During this time, Loew’s concern for social betterment grew. He became very involved with the cause of paying a living wage to WPA artists. Like Gropper and Evergood and other Social Realist artists of the day, he used art to give voice to his concerns about poverty. But he also used his voice; when he was president of the Artists’ Union, he led a protest where artists chained themselves to poles in Union Square.
Changed by his Wartime Service
In 1943, after the bombing of Pearl Harbor, Loew joined the U.S. Navy as a Seabee. While enlisted, he documented the work being done on the airbase on Tinian Island. Loew lost much of his hearing during the war. He also lost his interest in representational work. After the war, Loew’s work was exclusively abstract. He studied with Hans Hofmann and, in Paris, with Fernand Léger. He became a member of the American Abstract Artists, The Artist’s Club, and The Spiral Group.
Of particular interest is the fact that Loew’s abstract oil paintings are, according to the gallerist Robert Landau, always based on real subjects:
He was literally abstracting from reality, taking his imagery from landscapes and figures, the result is an abstraction of horizontal, vertical and diagonal lines, interspersed with occasional curves. The whites he uses are positively shaped in dense pigment and equally substantial to the coloured planes. Instead of a flat picture plane, Loew created an atmosphere, a light-filled resonant atmosphere suitable for dreaming, like castles in the air.

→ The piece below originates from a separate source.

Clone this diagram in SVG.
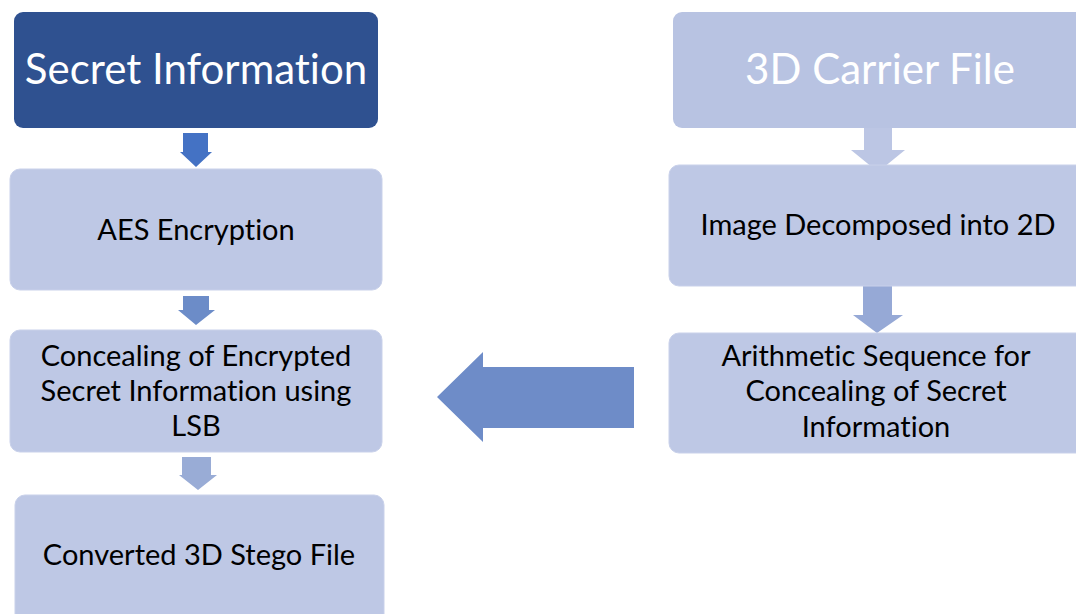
<svg xmlns="http://www.w3.org/2000/svg" width="1076" height="614" viewBox="0 0 1076 614">
<style>
.box{fill:#BEC8E5;stroke:#C9D1EA;stroke-width:1}
.t{font-family:Lato,"Liberation Sans",sans-serif;font-size:29px;fill:#000;text-anchor:middle;font-variant-ligatures:none}
.big{font-family:Lato,"Liberation Sans",sans-serif;font-size:42px;fill:#fff;text-anchor:middle;font-variant-ligatures:none}
</style>
<rect width="1076" height="614" fill="#fff"/>
<g id="connectors">
<polygon points="183,133 208,133 208,152 212,152 196,167 180,152 183,152" fill="#4472C4"/>
<polygon points="183,296 209,296 209,310 215,310 196,325 178,310 183,310" fill="#6C8CC8"/>
<polygon points="182,457 211,457 211,475 217,475 198,490 179,475 182,475" fill="#99ACD6"/>
<polygon points="864,124 892,124 892,150 905,150 878,172 851,150 864,150" fill="#BCC6E4"/>
<polygon points="863,285 892,285 892,315 903,315 877,333 853,315 863,315" fill="#96A9D6"/>
<polygon points="634,367 483,367 483,352 437,397 483,442 483,428 634,428" fill="#6E8CC8"/>
</g>
<g id="n1"><rect x="14" y="12" width="364" height="116" rx="9" fill="#2F5190"/><text class="big" x="196" y="84">Secret Information</text></g>
<g id="n2"><rect class="box" x="10" y="169" width="372" height="121" rx="10"/><text class="t" x="196" y="240">AES Encryption</text></g>
<g id="n3"><rect class="box" x="10" y="330" width="372" height="122" rx="10"/><text class="t" x="196" y="366">Concealing of Encrypted</text><text class="t" x="196" y="401">Secret Information using</text><text class="t" x="196" y="436">LSB</text></g>
<g id="n4"><rect class="box" x="15" y="495" width="369" height="130" rx="10"/><text class="t" x="199" y="565">Converted 3D Stego File</text></g>
<g id="r1"><rect x="673" y="12" width="420" height="116" rx="9" fill="#B8C3E2"/><text class="big" x="880" y="84">3D Carrier File</text></g>
<g id="r2"><rect class="box" x="669" y="165" width="420" height="121" rx="10"/><text class="t" x="878" y="235">Image Decomposed into 2D</text></g>
<g id="r3"><rect class="box" x="669" y="333" width="420" height="120" rx="10"/><text class="t" x="876" y="366">Arithmetic Sequence for</text><text class="t" x="876" y="401">Concealing of Secret</text><text class="t" x="876" y="437">Information</text></g>
</svg>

Loew was an important teacher of artists. He taught at UC Berkeley and the Portland Museum School and spent three decades on the faculty of the School of Visual Arts. He received a National Endowment for the Arts fellowship grant in 1976 and a Guggenheim grant in 1979.
Loew’s work is held in the collections of the Guggenheim Museum, the Whitney Museum of American Art, the Art Institute of Chicago, the Philadelphia Museum of Art, and the Hirshhorn, and many others.